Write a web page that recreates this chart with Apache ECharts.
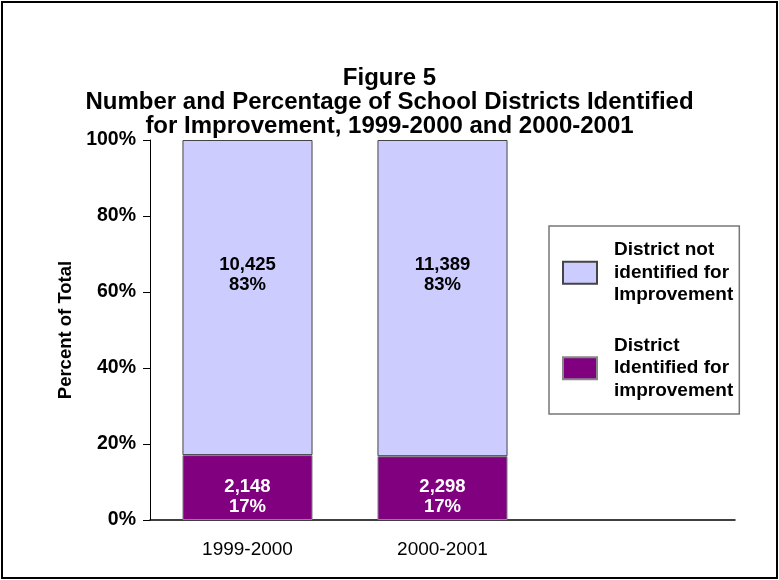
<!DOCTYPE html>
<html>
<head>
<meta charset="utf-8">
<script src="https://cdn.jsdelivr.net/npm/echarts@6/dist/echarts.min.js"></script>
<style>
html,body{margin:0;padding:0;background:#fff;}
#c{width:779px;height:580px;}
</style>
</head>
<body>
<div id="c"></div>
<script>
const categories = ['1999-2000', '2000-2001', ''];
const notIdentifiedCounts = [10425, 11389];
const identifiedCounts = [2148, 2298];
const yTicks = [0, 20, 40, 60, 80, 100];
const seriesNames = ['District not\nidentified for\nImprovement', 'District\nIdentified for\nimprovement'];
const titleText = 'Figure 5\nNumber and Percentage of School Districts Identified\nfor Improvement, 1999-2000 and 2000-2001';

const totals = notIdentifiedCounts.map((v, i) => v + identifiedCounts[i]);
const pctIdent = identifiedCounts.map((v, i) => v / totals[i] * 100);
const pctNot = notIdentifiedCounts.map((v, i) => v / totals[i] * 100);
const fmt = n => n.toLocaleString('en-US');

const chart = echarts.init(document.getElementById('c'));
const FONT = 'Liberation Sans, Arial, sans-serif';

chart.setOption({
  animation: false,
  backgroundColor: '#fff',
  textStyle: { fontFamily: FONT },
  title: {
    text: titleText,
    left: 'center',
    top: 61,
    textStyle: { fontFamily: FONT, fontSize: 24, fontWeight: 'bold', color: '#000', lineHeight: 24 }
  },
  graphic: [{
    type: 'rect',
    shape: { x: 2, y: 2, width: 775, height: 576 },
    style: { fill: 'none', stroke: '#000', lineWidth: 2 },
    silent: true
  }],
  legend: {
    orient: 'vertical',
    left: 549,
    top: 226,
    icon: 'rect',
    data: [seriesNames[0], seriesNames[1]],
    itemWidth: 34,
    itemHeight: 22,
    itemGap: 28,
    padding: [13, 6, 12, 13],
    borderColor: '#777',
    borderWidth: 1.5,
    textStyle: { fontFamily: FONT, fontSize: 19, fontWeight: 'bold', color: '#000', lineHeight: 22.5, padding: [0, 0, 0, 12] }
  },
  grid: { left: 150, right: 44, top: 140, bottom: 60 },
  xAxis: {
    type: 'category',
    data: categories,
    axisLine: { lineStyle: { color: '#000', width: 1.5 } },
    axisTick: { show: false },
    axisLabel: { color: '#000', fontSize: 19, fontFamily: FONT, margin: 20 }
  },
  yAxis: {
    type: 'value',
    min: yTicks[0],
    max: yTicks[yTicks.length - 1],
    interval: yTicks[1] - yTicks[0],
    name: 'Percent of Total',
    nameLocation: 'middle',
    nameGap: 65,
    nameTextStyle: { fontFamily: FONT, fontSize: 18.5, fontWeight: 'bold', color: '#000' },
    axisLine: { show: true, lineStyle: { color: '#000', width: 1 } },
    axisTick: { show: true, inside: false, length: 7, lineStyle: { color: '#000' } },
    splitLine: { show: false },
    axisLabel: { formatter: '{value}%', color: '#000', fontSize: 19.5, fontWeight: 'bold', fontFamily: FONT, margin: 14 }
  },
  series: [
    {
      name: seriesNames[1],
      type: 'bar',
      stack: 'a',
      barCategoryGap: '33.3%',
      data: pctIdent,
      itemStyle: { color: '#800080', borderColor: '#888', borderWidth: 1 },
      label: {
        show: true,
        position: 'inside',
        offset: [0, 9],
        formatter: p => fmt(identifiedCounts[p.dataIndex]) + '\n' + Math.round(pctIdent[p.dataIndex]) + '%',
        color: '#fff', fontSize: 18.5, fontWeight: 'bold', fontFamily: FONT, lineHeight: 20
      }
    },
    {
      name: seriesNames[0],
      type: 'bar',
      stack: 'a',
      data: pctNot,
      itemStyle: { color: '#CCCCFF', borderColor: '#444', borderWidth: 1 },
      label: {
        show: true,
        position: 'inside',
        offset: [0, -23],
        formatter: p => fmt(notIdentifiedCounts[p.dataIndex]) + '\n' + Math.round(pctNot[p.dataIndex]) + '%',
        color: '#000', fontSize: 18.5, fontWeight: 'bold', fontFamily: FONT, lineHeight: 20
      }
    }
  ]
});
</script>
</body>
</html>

▬▬▬▬▬▬

**Written instruction:**
Reproduce all of the data exactly, omitting each picture it holds.

**Output for this exercise:**
Write a web page that recreates this chart with Apache ECharts.
<!DOCTYPE html>
<html>
<head>
<meta charset="utf-8">
<script src="https://cdn.jsdelivr.net/npm/echarts@6/dist/echarts.min.js"></script>
<style>
html,body{margin:0;padding:0;background:#fff;}
#c{width:779px;height:580px;}
</style>
</head>
<body>
<div id="c"></div>
<script>
const categories = ['1999-2000', '2000-2001', ''];
const notIdentifiedCounts = [10425, 11389];
const identifiedCounts = [2148, 2298];
const yTicks = [0, 20, 40, 60, 80, 100];
const seriesNames = ['District not\nidentified for\nImprovement', 'District\nIdentified for\nimprovement'];
const titleText = 'Figure 5\nNumber and Percentage of School Districts Identified\nfor Improvement, 1999-2000 and 2000-2001';

const totals = notIdentifiedCounts.map((v, i) => v + identifiedCounts[i]);
const pctIdent = identifiedCounts.map((v, i) => v / totals[i] * 100);
const pctNot = notIdentifiedCounts.map((v, i) => v / totals[i] * 100);
const fmt = n => n.toLocaleString('en-US');

const chart = echarts.init(document.getElementById('c'));
const FONT = 'Liberation Sans, Arial, sans-serif';

chart.setOption({
  animation: false,
  backgroundColor: '#fff',
  textStyle: { fontFamily: FONT },
  title: {
    text: titleText,
    left: 'center',
    top: 61,
    textStyle: { fontFamily: FONT, fontSize: 24, fontWeight: 'bold', color: '#000', lineHeight: 24 }
  },
  graphic: [{
    type: 'rect',
    shape: { x: 2, y: 2, width: 775, height: 576 },
    style: { fill: 'none', stroke: '#000', lineWidth: 2 },
    silent: true
  }],
  legend: {
    orient: 'vertical',
    left: 549,
    top: 226,
    icon: 'rect',
    data: [seriesNames[0], seriesNames[1]],
    itemWidth: 34,
    itemHeight: 22,
    itemGap: 28,
    padding: [13, 6, 12, 13],
    borderColor: '#777',
    borderWidth: 1.5,
    textStyle: { fontFamily: FONT, fontSize: 19, fontWeight: 'bold', color: '#000', lineHeight: 22.5, padding: [0, 0, 0, 12] }
  },
  grid: { left: 150, right: 44, top: 140, bottom: 60 },
  xAxis: {
    type: 'category',
    data: categories,
    axisLine: { lineStyle: { color: '#000', width: 1.5 } },
    axisTick: { show: false },
    axisLabel: { color: '#000', fontSize: 19, fontFamily: FONT, margin: 20 }
  },
  yAxis: {
    type: 'value',
    min: yTicks[0],
    max: yTicks[yTicks.length - 1],
    interval: yTicks[1] - yTicks[0],
    name: 'Percent of Total',
    nameLocation: 'middle',
    nameGap: 65,
    nameTextStyle: { fontFamily: FONT, fontSize: 18.5, fontWeight: 'bold', color: '#000' },
    axisLine: { show: true, lineStyle: { color: '#000', width: 1 } },
    axisTick: { show: true, inside: false, length: 7, lineStyle: { color: '#000' } },
    splitLine: { show: false },
    axisLabel: { formatter: '{value}%', color: '#000', fontSize: 19.5, fontWeight: 'bold', fontFamily: FONT, margin: 14 }
  },
  series: [
    {
      name: seriesNames[1],
      type: 'bar',
      stack: 'a',
      barCategoryGap: '33.3%',
      data: pctIdent,
      itemStyle: { color: '#800080', borderColor: '#888', borderWidth: 1 },
      label: {
        show: true,
        position: 'inside',
        offset: [0, 9],
        formatter: p => fmt(identifiedCounts[p.dataIndex]) + '\n' + Math.round(pctIdent[p.dataIndex]) + '%',
        color: '#fff', fontSize: 18.5, fontWeight: 'bold', fontFamily: FONT, lineHeight: 20
      }
    },
    {
      name: seriesNames[0],
      type: 'bar',
      stack: 'a',
      data: pctNot,
      itemStyle: { color: '#CCCCFF', borderColor: '#444', borderWidth: 1 },
      label: {
        show: true,
        position: 'inside',
        offset: [0, -23],
        formatter: p => fmt(notIdentifiedCounts[p.dataIndex]) + '\n' + Math.round(pctNot[p.dataIndex]) + '%',
        color: '#000', fontSize: 18.5, fontWeight: 'bold', fontFamily: FONT, lineHeight: 20
      }
    }
  ]
});
</script>
</body>
</html>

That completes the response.